EXERCISE AIM: Can you transcribe the data exactly? Leave the pictures out.
* START RECORDS PROVIDED *
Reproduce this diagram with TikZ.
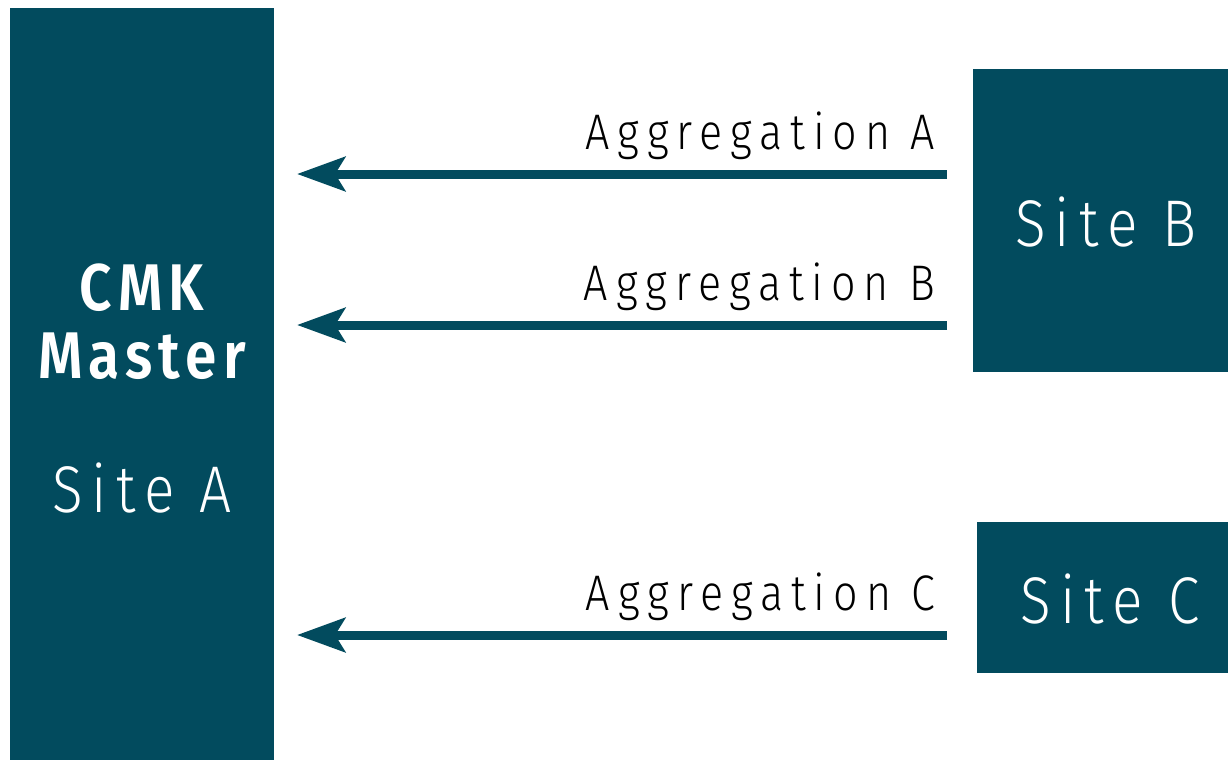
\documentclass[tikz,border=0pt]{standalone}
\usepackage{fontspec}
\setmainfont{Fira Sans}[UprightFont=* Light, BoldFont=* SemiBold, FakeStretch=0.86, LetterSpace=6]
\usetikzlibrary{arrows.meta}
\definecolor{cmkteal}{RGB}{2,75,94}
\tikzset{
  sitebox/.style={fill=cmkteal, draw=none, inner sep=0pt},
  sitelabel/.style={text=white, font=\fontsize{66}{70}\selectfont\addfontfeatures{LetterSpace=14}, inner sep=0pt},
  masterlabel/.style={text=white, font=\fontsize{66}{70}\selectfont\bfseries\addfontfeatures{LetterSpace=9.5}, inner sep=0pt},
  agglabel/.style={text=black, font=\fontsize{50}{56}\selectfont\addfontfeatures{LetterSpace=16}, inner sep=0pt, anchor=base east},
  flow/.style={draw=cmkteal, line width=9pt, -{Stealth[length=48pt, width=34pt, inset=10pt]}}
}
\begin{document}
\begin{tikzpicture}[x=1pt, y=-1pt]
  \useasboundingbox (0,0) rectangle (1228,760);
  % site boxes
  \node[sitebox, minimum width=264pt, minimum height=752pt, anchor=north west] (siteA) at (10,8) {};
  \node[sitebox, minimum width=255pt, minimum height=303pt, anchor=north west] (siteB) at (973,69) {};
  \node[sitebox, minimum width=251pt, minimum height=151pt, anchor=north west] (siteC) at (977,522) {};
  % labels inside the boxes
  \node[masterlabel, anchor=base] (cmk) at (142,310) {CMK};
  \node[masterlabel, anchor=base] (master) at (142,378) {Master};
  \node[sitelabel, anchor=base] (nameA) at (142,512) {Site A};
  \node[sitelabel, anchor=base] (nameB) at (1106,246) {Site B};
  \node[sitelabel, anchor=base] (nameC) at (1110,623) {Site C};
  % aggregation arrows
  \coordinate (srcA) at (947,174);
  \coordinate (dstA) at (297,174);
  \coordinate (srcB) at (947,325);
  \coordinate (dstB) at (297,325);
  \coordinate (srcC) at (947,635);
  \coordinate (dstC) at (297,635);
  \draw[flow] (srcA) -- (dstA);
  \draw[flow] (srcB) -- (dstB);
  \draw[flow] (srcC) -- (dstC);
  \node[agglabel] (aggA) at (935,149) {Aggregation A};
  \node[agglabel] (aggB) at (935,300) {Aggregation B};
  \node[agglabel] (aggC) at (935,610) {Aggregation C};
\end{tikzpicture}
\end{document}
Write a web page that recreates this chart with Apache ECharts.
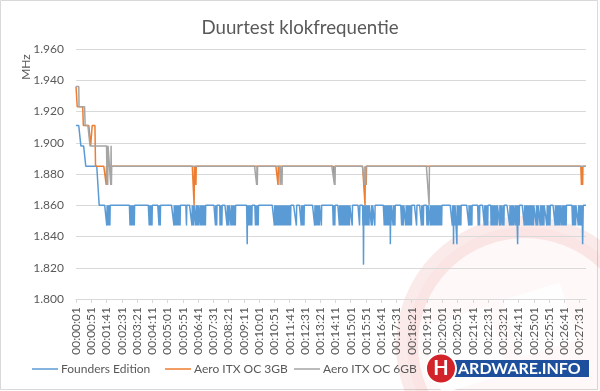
* END RECORDS PROVIDED *
TASK ANSWER:
Reproduce this diagram with TikZ.
\documentclass[tikz,border=0pt]{standalone}
\usepackage{fontspec}
\setmainfont{Fira Sans}[UprightFont=* Light, BoldFont=* SemiBold, FakeStretch=0.86, LetterSpace=6]
\usetikzlibrary{arrows.meta}
\definecolor{cmkteal}{RGB}{2,75,94}
\tikzset{
  sitebox/.style={fill=cmkteal, draw=none, inner sep=0pt},
  sitelabel/.style={text=white, font=\fontsize{66}{70}\selectfont\addfontfeatures{LetterSpace=14}, inner sep=0pt},
  masterlabel/.style={text=white, font=\fontsize{66}{70}\selectfont\bfseries\addfontfeatures{LetterSpace=9.5}, inner sep=0pt},
  agglabel/.style={text=black, font=\fontsize{50}{56}\selectfont\addfontfeatures{LetterSpace=16}, inner sep=0pt, anchor=base east},
  flow/.style={draw=cmkteal, line width=9pt, -{Stealth[length=48pt, width=34pt, inset=10pt]}}
}
\begin{document}
\begin{tikzpicture}[x=1pt, y=-1pt]
  \useasboundingbox (0,0) rectangle (1228,760);
  % site boxes
  \node[sitebox, minimum width=264pt, minimum height=752pt, anchor=north west] (siteA) at (10,8) {};
  \node[sitebox, minimum width=255pt, minimum height=303pt, anchor=north west] (siteB) at (973,69) {};
  \node[sitebox, minimum width=251pt, minimum height=151pt, anchor=north west] (siteC) at (977,522) {};
  % labels inside the boxes
  \node[masterlabel, anchor=base] (cmk) at (142,310) {CMK};
  \node[masterlabel, anchor=base] (master) at (142,378) {Master};
  \node[sitelabel, anchor=base] (nameA) at (142,512) {Site A};
  \node[sitelabel, anchor=base] (nameB) at (1106,246) {Site B};
  \node[sitelabel, anchor=base] (nameC) at (1110,623) {Site C};
  % aggregation arrows
  \coordinate (srcA) at (947,174);
  \coordinate (dstA) at (297,174);
  \coordinate (srcB) at (947,325);
  \coordinate (dstB) at (297,325);
  \coordinate (srcC) at (947,635);
  \coordinate (dstC) at (297,635);
  \draw[flow] (srcA) -- (dstA);
  \draw[flow] (srcB) -- (dstB);
  \draw[flow] (srcC) -- (dstC);
  \node[agglabel] (aggA) at (935,149) {Aggregation A};
  \node[agglabel] (aggB) at (935,300) {Aggregation B};
  \node[agglabel] (aggC) at (935,610) {Aggregation C};
\end{tikzpicture}
\end{document}
Write a web page that recreates this chart with Apache ECharts.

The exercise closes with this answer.